Is there any financial help for these kinds of cases? I can't possibly spend hundreds of thousands of dollars defending this.

I mean, the only way to even begin to approach it is to sell everything we own and have my wife and three kids live out of a van. And that might not even be enough.

Have you considered just selling it? Sometimes the hassle isn't worth the effort required to win. Even if you could.

You stated in a previous post it'd have to be a 7 figure amount. It's unlikely you'll get that amount. I'm not saying you have to sell if for cheap, but be reasonable if you're serious about selling. A good deal is one where both parties are somewhat unhappy at the end (i.e. one feels they significantly "overpaid", and the other feels they sold something too cheaply).

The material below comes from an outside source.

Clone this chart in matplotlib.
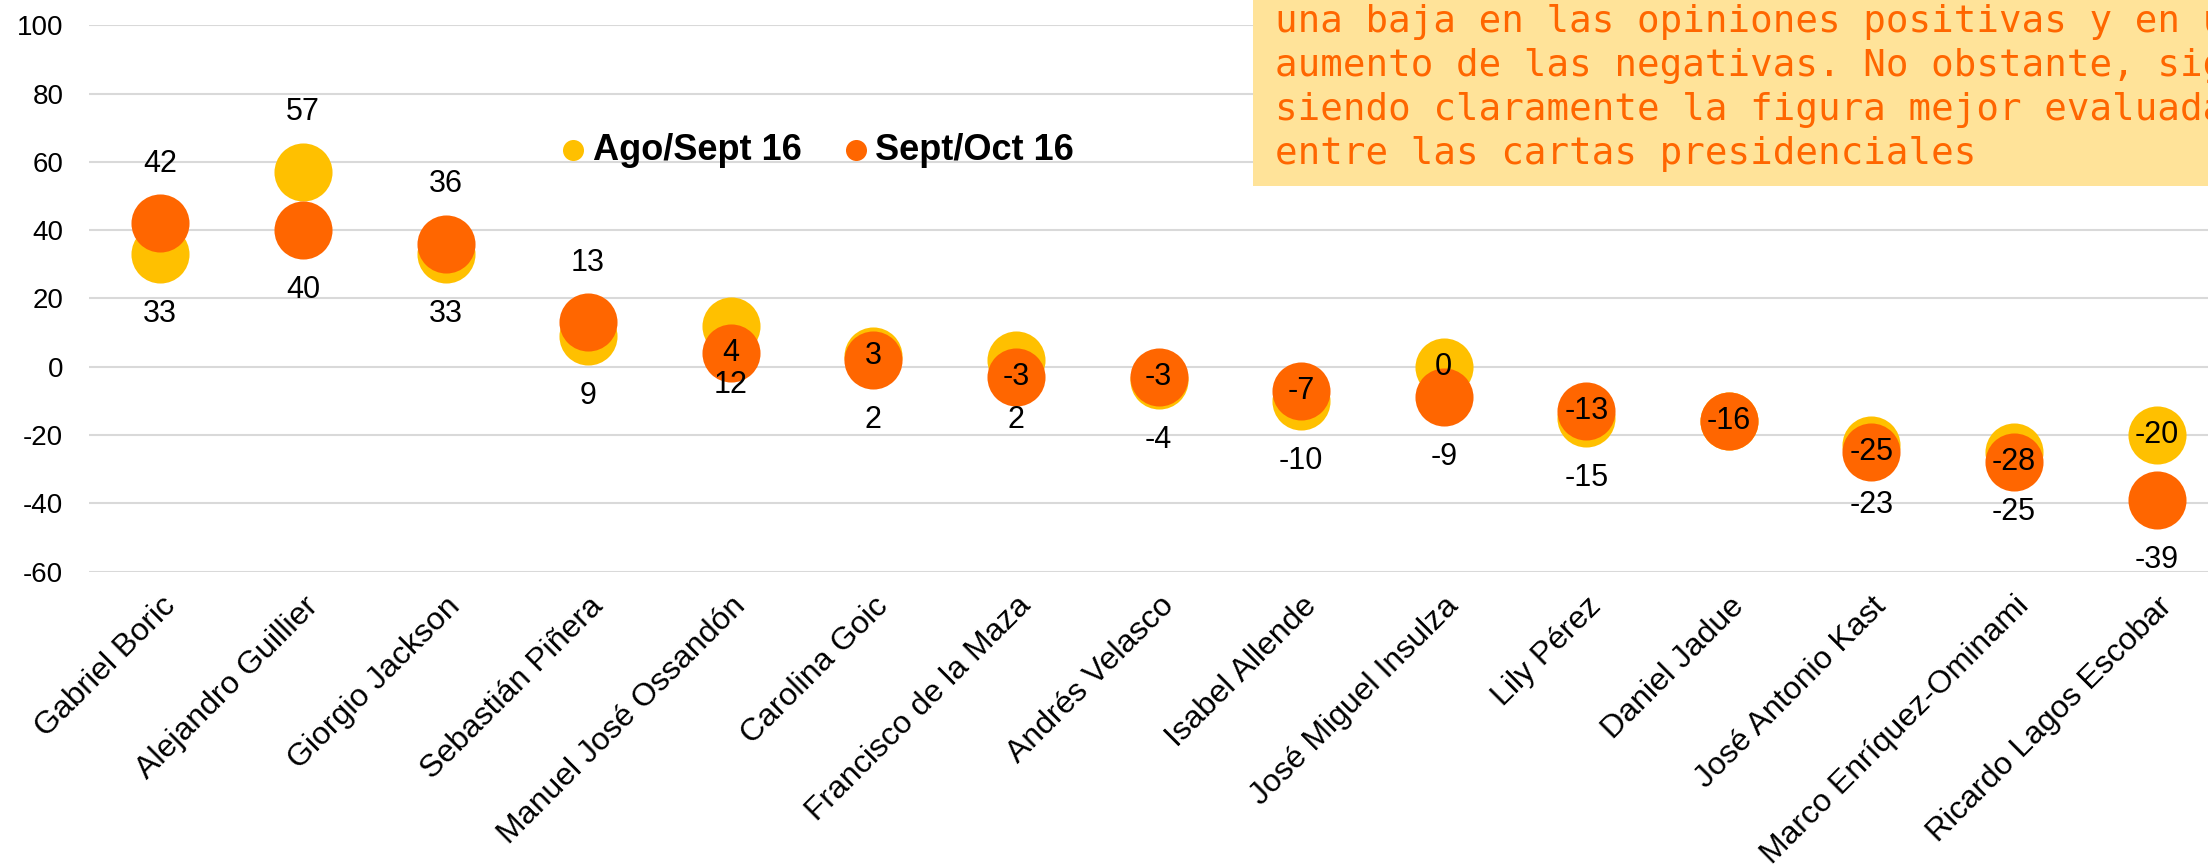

Sorry, IANAL, so maybe this advice is useless. I just spent a little bit doing some research and discovered that EasyDNS has a history of defending their customers from similar sorts of thuggery[0]. It may be worth your while to research an option like this, i.e. switching your DNS service (and domain registration, if they offer it) to EasyDNS or someone that would be willing to help you defend against sociopaths bent on stealing your domain and brand. It seems like now would be the time to research a more defense-oriented domain registrar and DNS provider that won't simply hand your domain over to the person with the most pull, as No-ip.com learned when Microsoft stole their domain. I can't really help you in this regard, but you will definitely want to transfer your domain to a registrar that doesn't have a history of caving to the first lawyer letter they get, which is probably most of them. Perhaps you may find both a name registrar and a DNS provider that will help you. Good luck!

[0] http://blog.easydns.org/2014/08/22/we-are-being-sued-for-ref...

That's interesting. I'll research. Thanks.